Jane Lubchenco of the National Oceanic and Atmospheric Administration said Tuesday her organization is monitoring the flow of the oil spill into a current that could take it to Florida. ((Patrick Semansky/Associated Press))
NOAA scientists are also surveying the Gulf of Mexico to determine if oil from the massive spill off Louisiana has entered a powerful current that could take it to Florida, administrator Jane Lubchenco told reporters.

She said aerial surveys show some tendrils of light oil close to or already in the loop current, which circulates in the Gulf and takes water south to the Florida Keys and the Gulf Stream.

Most of the oil is still dozens of kilometres away from the current.

Lubchenco said it will take about eight to 10 days after oil enters the current before it begins to reach Florida.

But researchers from the University of South Florida believe oil from the spill could reach Key West by Sunday if the huge plumes of crude already released get caught in the current.

The loop current is a ribbon of warm water that begins in the Gulf of Mexico and wraps around Florida. Some scientists project the current will draw the crude through the Keys and then up Florida's Atlantic Coast, where the oil might avoid the beaches of Miami and Fort Lauderdale but could wash up around Palm Beach.

Cost of response grows

As the oil spill grows, so too does the price tag for containing and cleaning it up, according to new numbers released by BP Tuesday.

The London-based oil giant has spent $625 million US on spill response, containment, relief well drilling, grants to Gulf states, settlements and federal costs, BP said on its website.

That is $175 million more than it had spent as of Thursday, outpacing estimates that the efforts would cost the company $10 million a day.

The latest tab includes grants announced Monday — worth $70 million — to promote tourism in Florida, Alabama, Louisiana and Mississippi.

Florida will receive $25 million; the other states are to receive $15 million each.

"The Gulf Coast is our home, too," said BP CEO Tony Hayward. "We are doing everything we can to plug the leak, contain the spill offshore and protect the shoreline."

Tar balls found

The grants and Hayward's comments came the same day U.S. Coast Guard officials responded to a report that 20 tar balls had washed up on a beach in Key West, Fla.

Three of 20 tar balls retrieved Monday by park rangers in Fort Zachary State Park in Key West, Fla. ((U.S. Coast Guard/Associated Press))
Park rangers found the balls — which were between seven and 20 centimetres in diameter — on a routine search of shoreline in Fort Zachary Taylor State Park.

The coast guard has shipped them to a laboratory for analysis to determine if they came from the BP spill or elsewhere.

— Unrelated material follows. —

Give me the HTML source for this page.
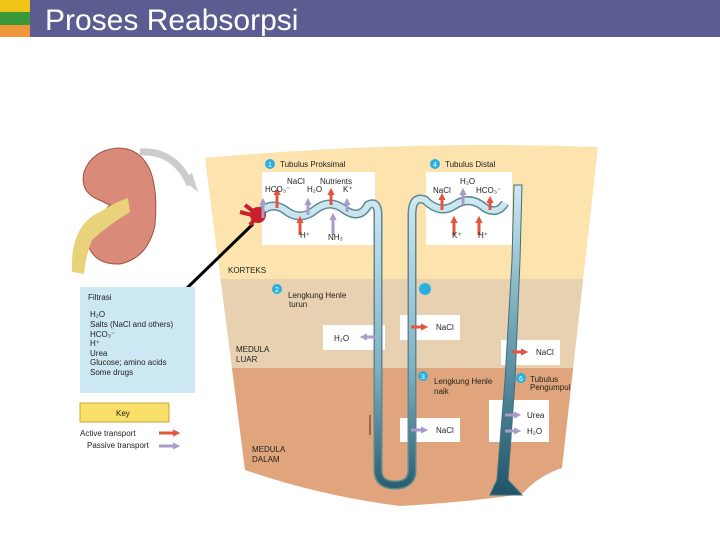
<!DOCTYPE html>
<html><head><meta charset="utf-8"><style>
body{margin:0;width:720px;height:540px;overflow:hidden;background:#fff;font-family:"Liberation Sans",sans-serif}
</style></head><body>
<svg width="720" height="540" viewBox="0 0 720 540" xmlns="http://www.w3.org/2000/svg" font-family="Liberation Sans, sans-serif">
<rect x="0" y="0" width="30" height="12" fill="#f0c419"/>
<rect x="0" y="12" width="30" height="13" fill="#3a9a3a"/>
<rect x="0" y="25" width="30" height="12" fill="#f0963a"/>
<rect x="30" y="0" width="690" height="37" fill="#5b5c8f"/>
<text x="45" y="30" font-size="30" fill="#fff">Proses Reabsorpsi</text>

<defs>
<clipPath id="c"><path d="M205,158 Q400,140 598,147 L562,468 Q538,476 522,494 Q470,502 400,506 Q320,496 245,470 Z"/></clipPath>
<linearGradient id="cd" x1="0" y1="0" x2="0" y2="1"><stop offset="0" stop-color="#cfe8f0"/><stop offset="0.5" stop-color="#6a9fb0"/><stop offset="1" stop-color="#1f5468"/></linearGradient>
<linearGradient id="lp" x1="0" y1="0" x2="0" y2="1"><stop offset="0" stop-color="#cfe8f0"/><stop offset="0.6" stop-color="#7fb0c0"/><stop offset="1" stop-color="#2c6070"/></linearGradient>
<marker id="r" markerWidth="2.4" markerHeight="2.4" refX="1" refY="1.2" orient="auto" markerUnits="strokeWidth"><path d="M0,0 L2.4,1.2 L0,2.4Z" fill="#e2553f"/></marker>
<marker id="p" markerWidth="2.4" markerHeight="2.4" refX="1" refY="1.2" orient="auto" markerUnits="strokeWidth"><path d="M0,0 L2.4,1.2 L0,2.4Z" fill="#a99cc8"/></marker>
</defs>
<g clip-path="url(#c)">
<rect x="200" y="140" width="400" height="139" fill="#fde3ad"/>
<rect x="200" y="279" width="400" height="89" fill="#e8d1b0"/>
<rect x="200" y="368" width="400" height="150" fill="#e0a57c"/>
</g>
<!-- kidney -->
<path d="M118,148 Q92,150 84,172 Q80,190 95,198 L110,205 Q88,225 88,245 Q95,265 120,264 Q148,258 155,225 Q158,190 150,170 Q140,148 118,148Z" fill="#d98a78" stroke="#a04f40"/>
<path d="M72,272 Q70,225 100,212 Q115,202 128,198 L130,212 Q108,225 92,240 Q86,255 84,274Z" fill="#e8d27a"/>
<path d="M140,152 Q175,150 190,185" stroke="#ccc" stroke-width="7" fill="none"/>
<path d="M183,180 L198,192 L192,173Z" fill="#ccc"/>
<line x1="253" y1="224" x2="185" y2="290" stroke="#000" stroke-width="3"/>
<!-- white boxes -->
<g fill="#fff">
<rect x="262" y="172" width="113" height="73"/>
<rect x="426" y="172" width="86" height="73"/>
<rect x="323" y="325" width="62" height="25"/>
<rect x="400" y="315" width="60" height="25"/>
<rect x="501" y="340" width="59" height="25"/>
<rect x="489" y="400" width="60" height="42"/>
<rect x="400" y="418" width="60" height="24"/>
</g>
<!-- tubules -->
<path d="M258,215 Q270,200 285,210 Q300,222 315,210 Q330,198 345,210 Q360,220 368,205 Q378,200 378,215 L378,470 Q378,485 395,485 Q412,485 412,470 L412,215 Q412,195 425,200 Q440,215 455,205 Q470,195 485,208 Q498,215 505,203" stroke="#5a8898" stroke-width="9" fill="none"/>
<path d="M258,215 Q270,200 285,210 Q300,222 315,210 Q330,198 345,210 Q360,220 368,205 Q378,200 378,215 L378,470 Q378,485 395,485 Q412,485 412,470 L412,215 Q412,195 425,200 Q440,215 455,205 Q470,195 485,208 Q498,215 505,203" stroke="url(#lp)" stroke-width="6" fill="none"/>
<path d="M514,185 L522,185 L520,260 L515,380 L508,480 L522,495 L490,495 L497,480 L505,380 L512,260Z" fill="url(#cd)" stroke="#3f6f80" stroke-width="1"/>
<circle cx="258" cy="215" r="8" fill="#c8202a"/>
<path d="M245,205 L258,215 L250,225 M240,212 L256,216" stroke="#c8202a" stroke-width="4" fill="none"/>
<!-- arrows -->
<g stroke-width="3">
<g stroke="#e2553f" marker-end="url(#r)">
<line x1="277" y1="208" x2="277" y2="192"/><line x1="331" y1="205" x2="331" y2="192"/>
<line x1="300" y1="235" x2="300" y2="220"/>
<line x1="442" y1="210" x2="442" y2="197"/><line x1="454" y1="235" x2="454" y2="220"/>
<line x1="479" y1="235" x2="479" y2="220"/><line x1="490" y1="210" x2="490" y2="200"/>
<line x1="411" y1="327" x2="424" y2="327"/>
<line x1="512" y1="352" x2="524" y2="352"/>
</g>
<g stroke="#a99cc8" marker-end="url(#p)">
<line x1="263" y1="218" x2="263" y2="202"/><line x1="308" y1="215" x2="308" y2="202"/>
<line x1="347" y1="212" x2="347" y2="202"/><line x1="333" y1="235" x2="333" y2="217"/>
<line x1="463" y1="205" x2="463" y2="192"/>
<line x1="375" y1="337" x2="364" y2="337"/>
<line x1="411" y1="430" x2="424" y2="430"/>
<line x1="505" y1="415" x2="517" y2="415"/><line x1="505" y1="431" x2="517" y2="431"/>
</g>
<line x1="370" y1="415" x2="370" y2="435" stroke="#5a2a1a" stroke-width="1"/>
</g>
<g font-size="8" fill="#222">
<text x="280" y="167">Tubulus Proksimal</text><text x="445" y="167">Tubulus Distal</text>
<text x="287" y="184">NaCl</text><text x="320" y="184">Nutrients</text>
<text x="265" y="192">HCO₃⁻</text><text x="307" y="192">H₂O</text><text x="343" y="192">K⁺</text>
<text x="300" y="238">H⁺</text><text x="328" y="240">NH₃</text>
<text x="460" y="184">H₂O</text><text x="433" y="193">NaCl</text><text x="476" y="193">HCO₃⁻</text>
<text x="452" y="238">K⁺</text><text x="478" y="238">H⁺</text>
<text x="228" y="273">KORTEKS</text>
<text x="288" y="298">Lengkung Henle</text><text x="289" y="307">turun</text>
<text x="334" y="341">H₂O</text><text x="436" y="330">NaCl</text><text x="536" y="355">NaCl</text>
<text x="236" y="352">MEDULA</text><text x="236" y="362">LUAR</text>
<text x="434" y="384">Lengkung Henle</text><text x="434" y="394">naik</text>
<text x="530" y="382">Tubulus</text><text x="530" y="390">Pengumpul</text>
<text x="527" y="418">Urea</text><text x="527" y="434">H₂O</text><text x="436" y="433">NaCl</text>
<text x="252" y="452">MEDULA</text><text x="252" y="462">DALAM</text>
</g>
<g fill="#2ab0e0"><circle cx="270" cy="164" r="5"/><circle cx="435" cy="164" r="5"/><circle cx="277" cy="289" r="5"/><circle cx="425" cy="289" r="6"/><circle cx="423" cy="376" r="5"/><circle cx="521" cy="378" r="5"/></g>
<g font-size="7" fill="#fff"><text x="268" y="167">1</text><text x="433" y="167">4</text><text x="275" y="292">2</text><text x="421" y="379">3</text><text x="519" y="381">6</text></g>
<!-- filtrasi -->
<rect x="80" y="287" width="115" height="106" fill="#cce8f2"/>
<g font-size="8" fill="#222"><text x="88" y="300">Filtrasi</text>
<text x="90" y="317">H₂O</text><text x="90" y="327">Salts (NaCl and others)</text><text x="90" y="337">HCO₃⁻</text><text x="90" y="346">H⁺</text><text x="90" y="356">Urea</text><text x="90" y="365">Glucose; amino acids</text><text x="90" y="375">Some drugs</text></g>
<rect x="80" y="403" width="89" height="19" fill="#f8e06a" stroke="#c9a93a"/>
<text x="116" y="416" font-size="8" fill="#222">Key</text>
<text x="80" y="436" font-size="8" fill="#222">Active transport</text>
<text x="87" y="448" font-size="8" fill="#222">Passive transport</text>
<line x1="159" y1="433" x2="176" y2="433" stroke="#e2553f" stroke-width="3" marker-end="url(#r)"/>
<line x1="159" y1="446" x2="176" y2="446" stroke="#a99cc8" stroke-width="3" marker-end="url(#p)"/>
</svg>
</body></html>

Tar balls can occur naturally or come from other sources such as ships.

Similar pollution or worse could endanger Florida's shoreline mangroves, seagrass beds and the third-longest barrier reef in the world, the 356-kilometre-long Florida Keys National Marine Sanctuary, which helps draw millions of snorkellers, fishermen and other tourists whose dollars are vital to the state's economy.

Pollutants can smother and kill corals — living creatures that excrete a hard exterior skeleton — or can hinder their ability to reproduce and grow. That, in turn, could harm thousands of species of exotic and colourful fish and other marine life that live in and around reefs.